• [Direction] Pictures must not be retyped. Return exactly the lines from the one with "Recreate this image" through the one with "x_ticks = [0, 50, 100, 150]", both included, and no others.

• [Dataset]
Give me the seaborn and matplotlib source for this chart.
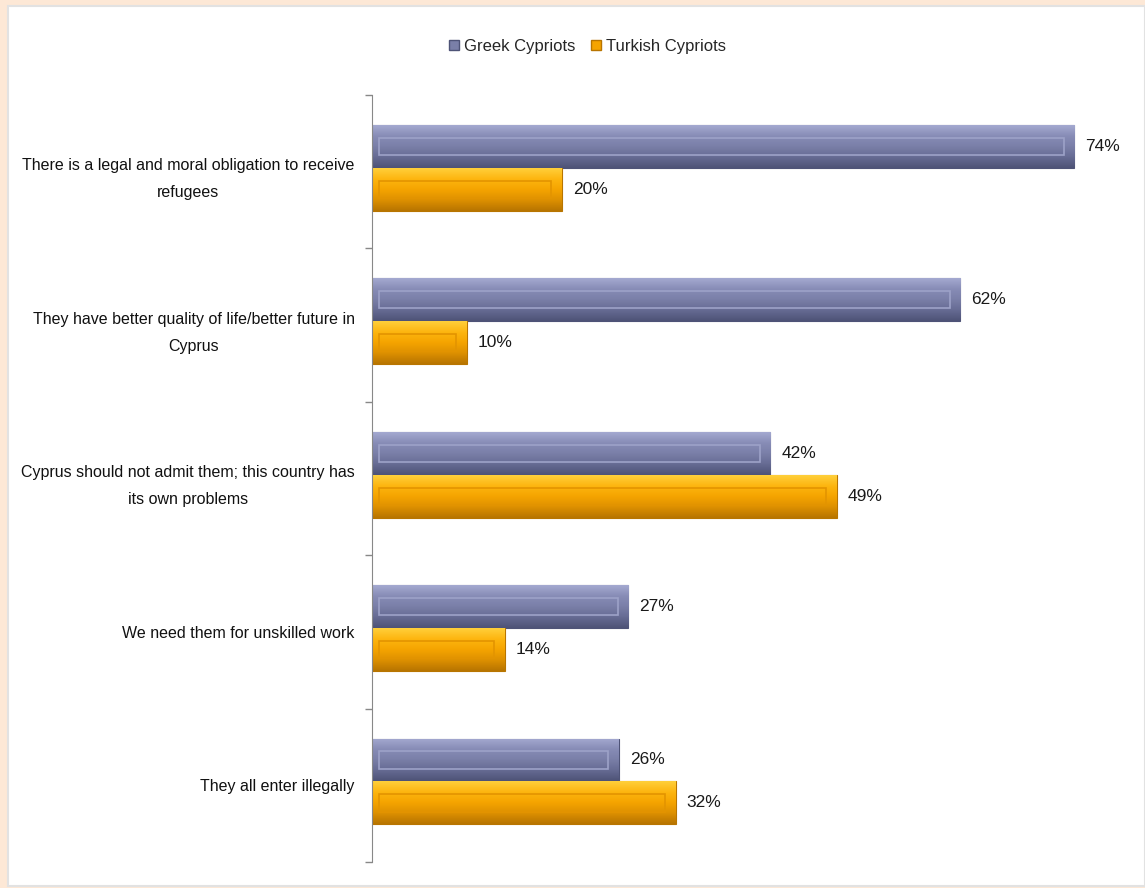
--
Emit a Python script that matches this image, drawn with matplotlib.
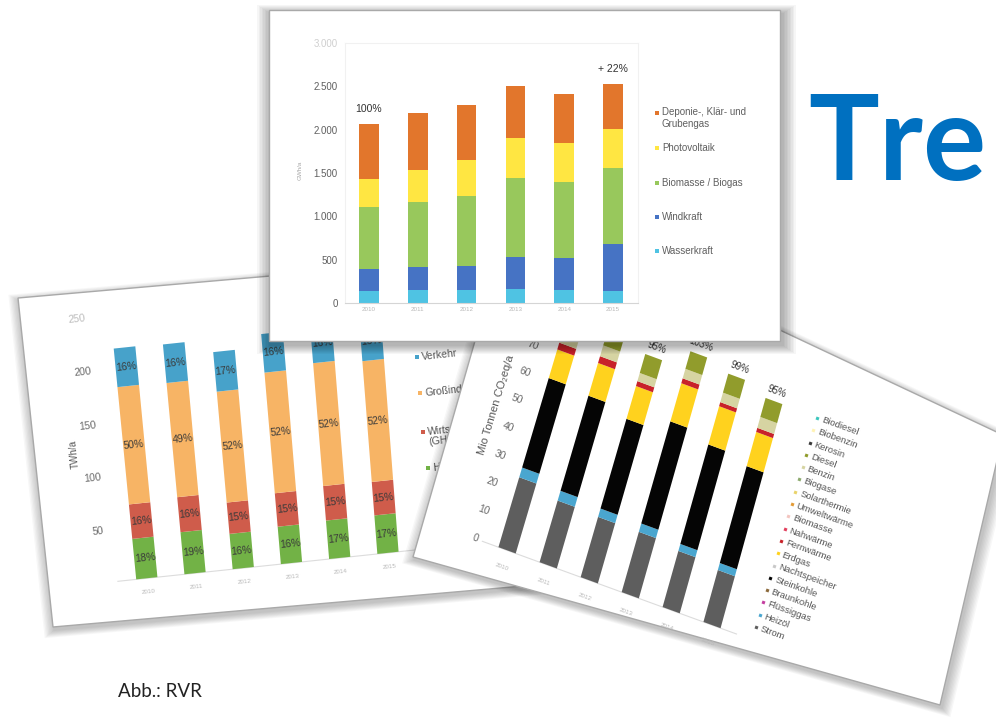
...
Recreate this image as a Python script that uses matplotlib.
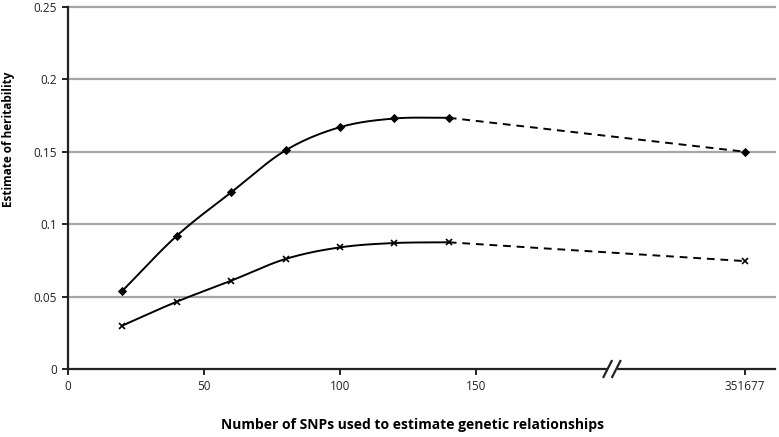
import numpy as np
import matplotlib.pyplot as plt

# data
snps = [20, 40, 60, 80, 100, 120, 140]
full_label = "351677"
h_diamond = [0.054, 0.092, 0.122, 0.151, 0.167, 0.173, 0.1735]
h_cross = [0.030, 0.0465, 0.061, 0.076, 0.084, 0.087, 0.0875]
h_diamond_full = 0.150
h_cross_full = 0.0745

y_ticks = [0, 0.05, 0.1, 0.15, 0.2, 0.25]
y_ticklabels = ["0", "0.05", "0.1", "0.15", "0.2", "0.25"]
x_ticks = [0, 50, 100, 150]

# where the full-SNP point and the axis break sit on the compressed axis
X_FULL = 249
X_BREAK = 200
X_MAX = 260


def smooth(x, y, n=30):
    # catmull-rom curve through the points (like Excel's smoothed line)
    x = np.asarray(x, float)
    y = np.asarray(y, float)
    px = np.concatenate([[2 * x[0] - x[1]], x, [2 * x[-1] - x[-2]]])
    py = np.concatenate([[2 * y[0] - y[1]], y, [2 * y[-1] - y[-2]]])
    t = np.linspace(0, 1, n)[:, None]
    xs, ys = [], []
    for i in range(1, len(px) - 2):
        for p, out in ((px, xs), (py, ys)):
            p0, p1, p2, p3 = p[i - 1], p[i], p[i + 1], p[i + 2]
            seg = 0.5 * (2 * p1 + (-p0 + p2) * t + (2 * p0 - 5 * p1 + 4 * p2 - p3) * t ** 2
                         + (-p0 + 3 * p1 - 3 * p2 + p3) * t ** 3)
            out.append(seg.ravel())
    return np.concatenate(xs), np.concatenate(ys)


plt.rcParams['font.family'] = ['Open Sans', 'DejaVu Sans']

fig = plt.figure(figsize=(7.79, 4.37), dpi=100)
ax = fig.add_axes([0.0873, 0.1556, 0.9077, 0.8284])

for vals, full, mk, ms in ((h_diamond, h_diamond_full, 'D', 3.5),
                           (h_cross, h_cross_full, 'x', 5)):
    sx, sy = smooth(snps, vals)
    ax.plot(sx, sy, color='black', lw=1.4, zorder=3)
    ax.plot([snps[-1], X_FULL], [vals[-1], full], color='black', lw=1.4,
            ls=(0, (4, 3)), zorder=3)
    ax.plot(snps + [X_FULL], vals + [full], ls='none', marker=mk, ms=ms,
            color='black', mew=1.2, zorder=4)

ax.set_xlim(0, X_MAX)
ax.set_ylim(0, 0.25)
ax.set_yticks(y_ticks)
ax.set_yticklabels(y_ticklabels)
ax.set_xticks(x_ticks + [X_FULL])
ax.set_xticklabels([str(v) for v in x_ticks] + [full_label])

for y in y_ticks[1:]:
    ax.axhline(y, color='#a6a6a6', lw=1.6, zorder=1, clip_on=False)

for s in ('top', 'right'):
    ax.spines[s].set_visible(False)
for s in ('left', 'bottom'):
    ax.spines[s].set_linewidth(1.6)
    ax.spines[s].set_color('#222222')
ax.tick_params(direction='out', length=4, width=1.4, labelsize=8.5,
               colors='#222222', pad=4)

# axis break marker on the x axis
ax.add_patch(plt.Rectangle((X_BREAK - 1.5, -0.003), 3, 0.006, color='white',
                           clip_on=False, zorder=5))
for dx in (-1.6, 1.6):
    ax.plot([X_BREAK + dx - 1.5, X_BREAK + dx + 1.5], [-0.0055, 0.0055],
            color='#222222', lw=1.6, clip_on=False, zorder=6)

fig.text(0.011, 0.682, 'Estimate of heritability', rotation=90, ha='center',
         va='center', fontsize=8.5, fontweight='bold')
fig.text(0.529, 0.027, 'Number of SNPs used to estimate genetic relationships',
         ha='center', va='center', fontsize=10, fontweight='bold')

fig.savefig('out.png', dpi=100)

• [Complete response]
Recreate this image as a Python script that uses matplotlib.
import numpy as np
import matplotlib.pyplot as plt

# data
snps = [20, 40, 60, 80, 100, 120, 140]
full_label = "351677"
h_diamond = [0.054, 0.092, 0.122, 0.151, 0.167, 0.173, 0.1735]
h_cross = [0.030, 0.0465, 0.061, 0.076, 0.084, 0.087, 0.0875]
h_diamond_full = 0.150
h_cross_full = 0.0745

y_ticks = [0, 0.05, 0.1, 0.15, 0.2, 0.25]
y_ticklabels = ["0", "0.05", "0.1", "0.15", "0.2", "0.25"]
x_ticks = [0, 50, 100, 150]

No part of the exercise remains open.